- GIVEN INSTRUCTION
All lines in the records below from the line with "Generate a Python" through the line with "ax.spines[s].set_linewidth(1.5)" are to be given again exactly, both ends included; the pictures are to be left out.

- THE RECORDS
§ §
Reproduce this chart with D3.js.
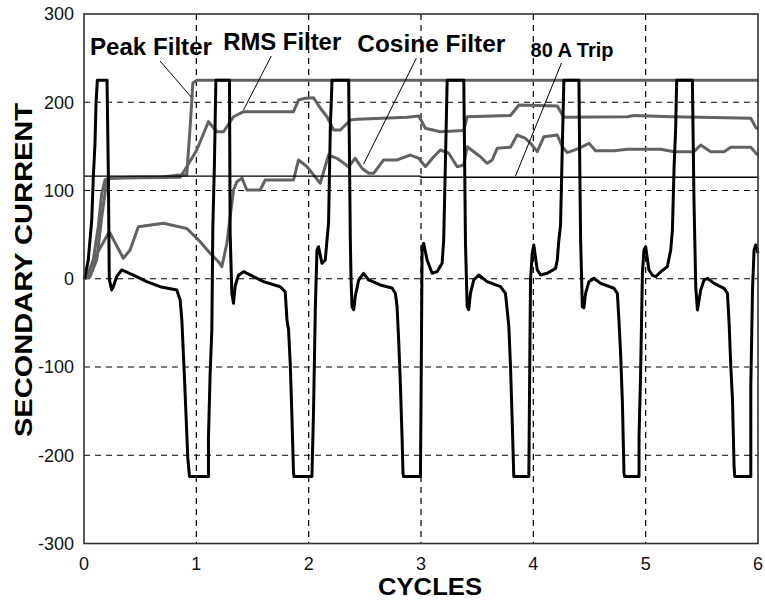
§ §
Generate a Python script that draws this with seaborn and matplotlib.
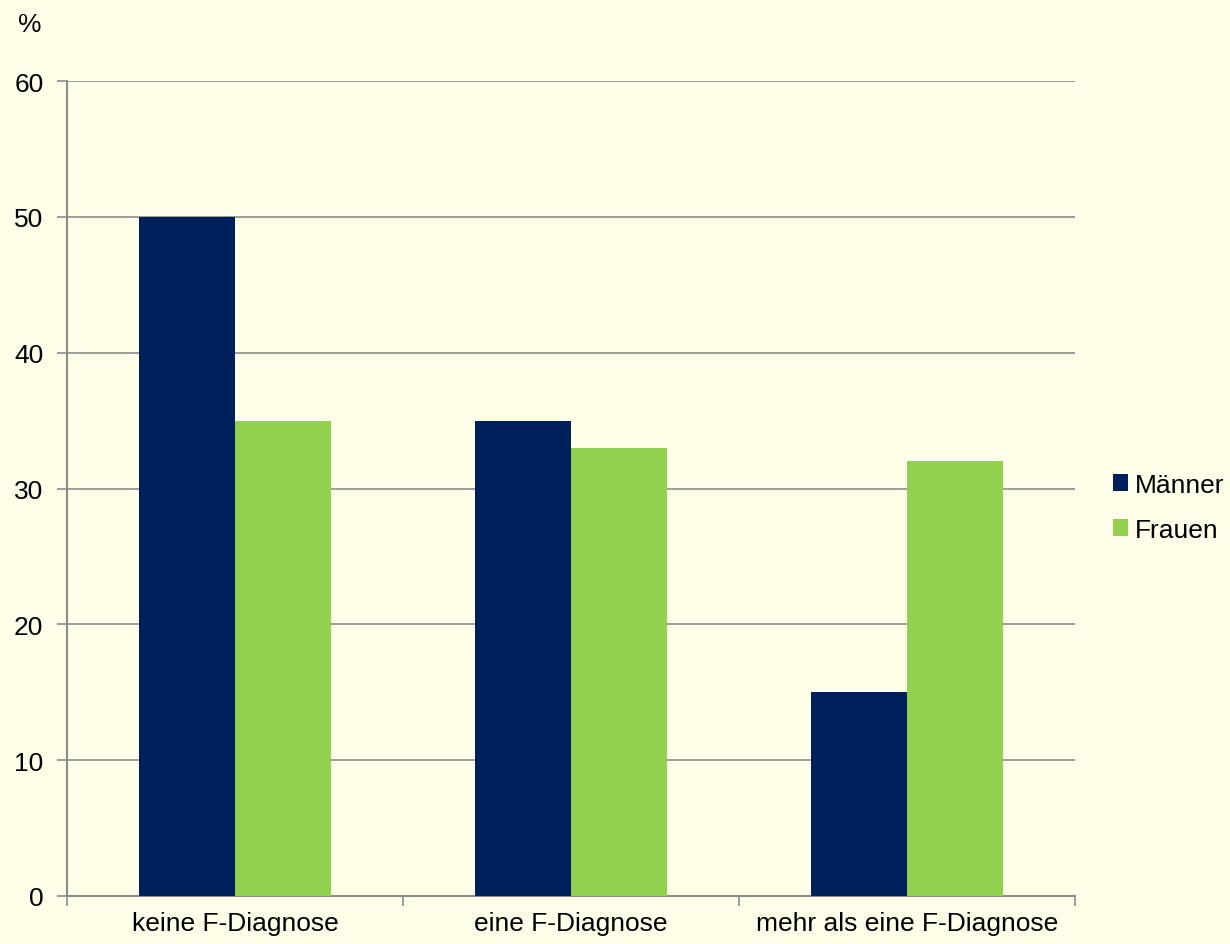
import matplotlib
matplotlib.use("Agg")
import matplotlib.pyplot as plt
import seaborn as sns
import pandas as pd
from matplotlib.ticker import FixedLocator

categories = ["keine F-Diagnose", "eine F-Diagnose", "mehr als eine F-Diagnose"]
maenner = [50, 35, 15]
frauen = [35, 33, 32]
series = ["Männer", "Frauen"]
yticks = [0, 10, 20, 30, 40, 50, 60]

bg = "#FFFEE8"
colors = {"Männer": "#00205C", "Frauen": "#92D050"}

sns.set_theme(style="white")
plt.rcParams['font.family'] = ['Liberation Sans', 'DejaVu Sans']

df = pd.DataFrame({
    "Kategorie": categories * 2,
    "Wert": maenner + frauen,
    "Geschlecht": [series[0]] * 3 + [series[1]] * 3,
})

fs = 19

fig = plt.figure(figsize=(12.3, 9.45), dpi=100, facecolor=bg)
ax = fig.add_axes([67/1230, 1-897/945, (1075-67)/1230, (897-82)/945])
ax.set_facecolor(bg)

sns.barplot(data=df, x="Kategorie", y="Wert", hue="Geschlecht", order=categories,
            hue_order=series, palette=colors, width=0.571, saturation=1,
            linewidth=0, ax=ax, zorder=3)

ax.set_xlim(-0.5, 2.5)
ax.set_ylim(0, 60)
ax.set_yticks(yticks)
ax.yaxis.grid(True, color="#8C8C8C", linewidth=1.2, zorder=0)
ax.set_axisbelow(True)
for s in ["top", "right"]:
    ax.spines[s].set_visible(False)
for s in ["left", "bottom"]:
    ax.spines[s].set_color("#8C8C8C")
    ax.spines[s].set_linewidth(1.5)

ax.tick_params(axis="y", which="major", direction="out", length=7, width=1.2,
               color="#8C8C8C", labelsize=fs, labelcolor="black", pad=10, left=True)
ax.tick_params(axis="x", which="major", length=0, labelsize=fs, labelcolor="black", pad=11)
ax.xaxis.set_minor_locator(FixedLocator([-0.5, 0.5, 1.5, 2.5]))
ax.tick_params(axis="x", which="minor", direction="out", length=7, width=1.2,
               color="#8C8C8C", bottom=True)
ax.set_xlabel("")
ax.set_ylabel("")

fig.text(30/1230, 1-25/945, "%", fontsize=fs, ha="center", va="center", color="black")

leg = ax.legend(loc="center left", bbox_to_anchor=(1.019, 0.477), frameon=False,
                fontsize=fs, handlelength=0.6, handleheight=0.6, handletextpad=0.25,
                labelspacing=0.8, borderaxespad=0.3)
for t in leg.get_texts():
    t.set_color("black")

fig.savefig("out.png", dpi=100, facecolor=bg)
§ §
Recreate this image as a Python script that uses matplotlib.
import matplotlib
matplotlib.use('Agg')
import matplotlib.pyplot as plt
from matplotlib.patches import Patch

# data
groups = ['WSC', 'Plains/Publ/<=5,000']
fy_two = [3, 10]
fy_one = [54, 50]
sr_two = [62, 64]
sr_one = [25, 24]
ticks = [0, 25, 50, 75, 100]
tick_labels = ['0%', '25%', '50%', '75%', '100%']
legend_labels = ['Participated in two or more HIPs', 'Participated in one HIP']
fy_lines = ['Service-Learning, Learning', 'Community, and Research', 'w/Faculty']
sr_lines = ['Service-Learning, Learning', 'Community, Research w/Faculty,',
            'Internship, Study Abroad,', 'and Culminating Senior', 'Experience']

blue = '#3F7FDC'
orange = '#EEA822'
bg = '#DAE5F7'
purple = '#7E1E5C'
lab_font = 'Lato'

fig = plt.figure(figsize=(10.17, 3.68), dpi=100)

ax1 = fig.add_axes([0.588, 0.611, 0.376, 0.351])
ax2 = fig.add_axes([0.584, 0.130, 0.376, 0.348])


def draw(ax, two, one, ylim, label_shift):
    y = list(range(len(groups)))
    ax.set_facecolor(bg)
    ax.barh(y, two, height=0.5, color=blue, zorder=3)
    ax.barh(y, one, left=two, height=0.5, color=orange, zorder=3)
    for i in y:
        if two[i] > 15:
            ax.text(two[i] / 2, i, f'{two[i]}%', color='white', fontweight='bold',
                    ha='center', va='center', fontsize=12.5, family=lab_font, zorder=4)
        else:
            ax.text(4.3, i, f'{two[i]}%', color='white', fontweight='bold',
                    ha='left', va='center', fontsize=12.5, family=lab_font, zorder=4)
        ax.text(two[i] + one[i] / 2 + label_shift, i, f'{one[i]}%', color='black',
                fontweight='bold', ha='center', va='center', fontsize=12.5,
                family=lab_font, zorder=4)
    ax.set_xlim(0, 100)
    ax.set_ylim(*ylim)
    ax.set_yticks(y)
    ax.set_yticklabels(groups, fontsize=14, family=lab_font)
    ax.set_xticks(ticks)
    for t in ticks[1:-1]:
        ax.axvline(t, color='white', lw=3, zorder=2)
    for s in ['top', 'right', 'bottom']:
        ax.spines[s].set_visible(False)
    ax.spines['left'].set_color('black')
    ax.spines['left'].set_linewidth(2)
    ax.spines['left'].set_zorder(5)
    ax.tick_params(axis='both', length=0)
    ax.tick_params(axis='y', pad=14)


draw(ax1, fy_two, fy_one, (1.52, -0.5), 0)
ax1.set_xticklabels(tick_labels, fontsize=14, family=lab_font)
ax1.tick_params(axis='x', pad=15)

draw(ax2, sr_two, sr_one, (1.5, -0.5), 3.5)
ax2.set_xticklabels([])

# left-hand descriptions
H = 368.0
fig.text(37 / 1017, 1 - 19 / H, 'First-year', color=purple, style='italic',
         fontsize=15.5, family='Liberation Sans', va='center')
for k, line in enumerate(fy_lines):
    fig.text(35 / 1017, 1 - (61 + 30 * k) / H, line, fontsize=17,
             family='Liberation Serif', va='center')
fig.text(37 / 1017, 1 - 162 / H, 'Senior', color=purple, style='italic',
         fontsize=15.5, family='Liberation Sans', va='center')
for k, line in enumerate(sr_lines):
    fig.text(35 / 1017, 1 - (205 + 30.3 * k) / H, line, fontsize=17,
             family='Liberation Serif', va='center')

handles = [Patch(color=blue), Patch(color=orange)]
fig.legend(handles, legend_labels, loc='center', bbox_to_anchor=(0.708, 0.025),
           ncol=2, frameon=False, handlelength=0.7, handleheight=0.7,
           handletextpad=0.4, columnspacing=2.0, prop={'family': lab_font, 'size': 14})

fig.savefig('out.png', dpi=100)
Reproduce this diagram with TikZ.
§ §
- FINISHED TASK
Generate a Python script that draws this with seaborn and matplotlib.
import matplotlib
matplotlib.use("Agg")
import matplotlib.pyplot as plt
import seaborn as sns
import pandas as pd
from matplotlib.ticker import FixedLocator

categories = ["keine F-Diagnose", "eine F-Diagnose", "mehr als eine F-Diagnose"]
maenner = [50, 35, 15]
frauen = [35, 33, 32]
series = ["Männer", "Frauen"]
yticks = [0, 10, 20, 30, 40, 50, 60]

bg = "#FFFEE8"
colors = {"Männer": "#00205C", "Frauen": "#92D050"}

sns.set_theme(style="white")
plt.rcParams['font.family'] = ['Liberation Sans', 'DejaVu Sans']

df = pd.DataFrame({
    "Kategorie": categories * 2,
    "Wert": maenner + frauen,
    "Geschlecht": [series[0]] * 3 + [series[1]] * 3,
})

fs = 19

fig = plt.figure(figsize=(12.3, 9.45), dpi=100, facecolor=bg)
ax = fig.add_axes([67/1230, 1-897/945, (1075-67)/1230, (897-82)/945])
ax.set_facecolor(bg)

sns.barplot(data=df, x="Kategorie", y="Wert", hue="Geschlecht", order=categories,
            hue_order=series, palette=colors, width=0.571, saturation=1,
            linewidth=0, ax=ax, zorder=3)

ax.set_xlim(-0.5, 2.5)
ax.set_ylim(0, 60)
ax.set_yticks(yticks)
ax.yaxis.grid(True, color="#8C8C8C", linewidth=1.2, zorder=0)
ax.set_axisbelow(True)
for s in ["top", "right"]:
    ax.spines[s].set_visible(False)
for s in ["left", "bottom"]:
    ax.spines[s].set_color("#8C8C8C")
    ax.spines[s].set_linewidth(1.5)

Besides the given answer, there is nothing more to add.